By the way, the fictional actor in "Buyer & Cellar" was fired from a job at Disneyland, but he consoles himself with the thought he'll have more time "to do LA theater - which is exactly as tragic as it sounds. I dreamed of working at the Taper or the Geffen, but that's like a totally closed whatever."

I'm not sure what Tolins meant by "as tragic as it sounds" - it could be interpreted as a cheap and uninformed gag about the quality and quantity of LA theater or as a more pointed remark about the financial compensation received by most LA theater actors. But if that follow-up line meant that the Taper and the Geffen don't take nearly enough advantage of the vast LA talent pool and LA subject matter, then that's one of the boldest, truest lines spoken at the Taper in years.

By the way, while the Ahmanson is presenting the flashy "We Will Rock You," the very un-flashy but Tony-winning musical "Once" is making its debut at the Pantages - and after seeing it from Row U, I can hardly think of a less appropriate venue for it.

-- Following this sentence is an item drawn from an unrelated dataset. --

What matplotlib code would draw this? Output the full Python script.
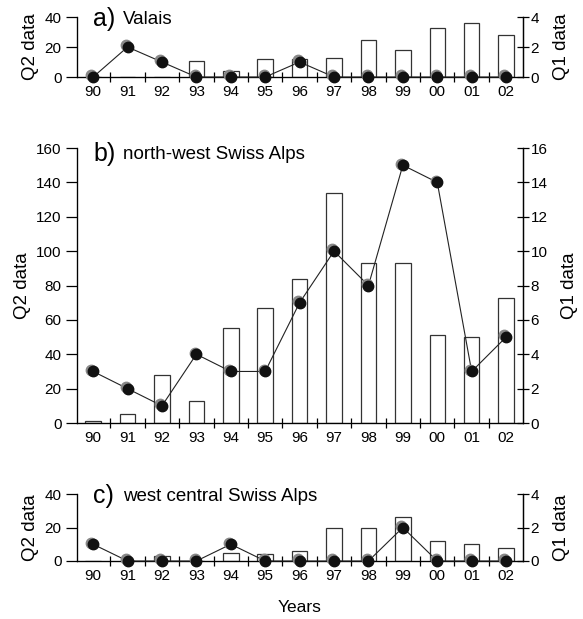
import numpy as np
import matplotlib
matplotlib.use("Agg")
import matplotlib.pyplot as plt
from matplotlib.transforms import offset_copy

plt.rcParams['font.family'] = ['Liberation Sans', 'DejaVu Sans']

years = ['90', '91', '92', '93', '94', '95', '96', '97', '98', '99', '00', '01', '02']

# a) Valais
q2_valais = [0, 0, 0, 11, 4, 12, 12, 13, 25, 18, 33, 36, 28]
q1_valais = [0, 2, 1, 0, 0, 0, 1, 0, 0, 0, 0, 0, 0]

# b) north-west Swiss Alps
q2_nw = [1, 5, 28, 13, 55, 67, 84, 134, 93, 93, 51, 50, 73]
q1_nw = [3, 2, 1, 4, 3, 3, 7, 10, 8, 15, 14, 3, 5]

# c) west central Swiss Alps
q2_wc = [0, 0, 3, 0, 5, 4, 6, 20, 20, 26, 12, 10, 8]
q1_wc = [1, 0, 0, 0, 1, 0, 0, 0, 0, 2, 0, 0, 0]

panels = [
    ("a)", "Valais", q2_valais, q1_valais, 40, [0, 20, 40], [0, 2, 4],
     [0.132, 0.8756, 0.765, 0.0969]),
    ("b)", "north-west Swiss Alps", q2_nw, q1_nw, 160,
     [0, 20, 40, 60, 80, 100, 120, 140, 160], [0, 2, 4, 6, 8, 10, 12, 14, 16],
     [0.132, 0.3166, 0.765, 0.4443]),
    ("c)", "west central Swiss Alps", q2_wc, q1_wc, 40, [0, 20, 40], [0, 2, 4],
     [0.132, 0.0937, 0.765, 0.1082]),
]

fig = plt.figure(figsize=(5.83, 6.19), dpi=100)
x = np.arange(len(years))

for letter, name, q2, q1, ymax, lticks, rticks, pos in panels:
    ax = fig.add_axes(pos)
    ax.bar(x, q2, width=0.45, color='white', edgecolor='#333333', linewidth=0.9, zorder=2)
    ax.set_xlim(-0.47, 12.49)
    ax.set_ylim(0, ymax)
    ax.set_yticks(lticks)
    ax.set_xticks(x)
    ax.set_xticklabels(years)
    ax.set_xticks(np.arange(-0.5, 12.6, 1.0)[1:-1], minor=True)
    ax.tick_params(axis='x', which='major', length=0, labelsize=11, pad=6)
    ax.tick_params(axis='x', which='minor', direction='inout', length=7, width=0.9)
    ax.tick_params(axis='y', direction='out', length=8, width=0.9, labelsize=11, pad=3)
    ax.spines['top'].set_visible(False)
    for s in ['left', 'right', 'bottom']:
        ax.spines[s].set_linewidth(0.9)
    ax.set_ylabel('Q2 data', fontsize=13.5, labelpad=4)

    ax2 = ax.twinx()
    ax2.set_ylim(0, ymax / 10)
    ax2.set_yticks(rticks)
    ax2.tick_params(axis='y', direction='inout', length=9, width=0.9, labelsize=11, pad=1)
    ax2.spines['top'].set_visible(False)
    ax2.spines['right'].set_linewidth(0.9)
    ax2.set_ylabel('Q1 data', fontsize=13.5, labelpad=10)
    ax2.plot(x, q1, color='#222222', linewidth=0.8, zorder=3, clip_on=False)
    shadow = offset_copy(ax2.transData, fig=fig, x=-1.2, y=1.2, units='points')
    ax2.plot(x, q1, 'o', color='#888888', markersize=7.5, transform=shadow,
             zorder=4, clip_on=False)
    ax2.plot(x, q1, 'o', color='#111111', markersize=7.5, zorder=5, clip_on=False)

    shift = -6 if letter == "b)" else -2
    top_shift = offset_copy(ax.transAxes, fig=fig, x=0, y=shift, units='dots')
    ax.text(0.036, 1.0, letter, transform=top_shift, fontsize=18,
            va='center', ha='left')
    ax.text(0.103, 1.0, name, transform=top_shift, fontsize=13.5,
            va='center', ha='left')

    if letter == "c)":
        ax.set_xlabel('Years', fontsize=12.5, labelpad=12)

fig.savefig('out.png', dpi=100)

"Once" is a small-scale musical that belongs in a much more intimate theater. I couldn't see facial features, and sometimes I couldn't tell who was speaking. Throughout most of its unnecessarily prolonged length, the entire top half of the view of the Pantages stage is occupied by a brick wall, which is inhabited by people only, well, once -- and even then the two actors who briefly move into that part of our visual field barely move a muscle. The lethargy of this experience made me yearn for a dose of the technological overkill on display in "We Will Rock You" or the Pantages' recent "Ghost."

"Once" is not enough, but seeing it at the Pantages made me hope to eventually see it in one of LA theater's fine midsize or small venues. The tragedy of winning a Tony and consequently having to adapt to inappropriately large houses, in an attempt to maximize profits, strikes again.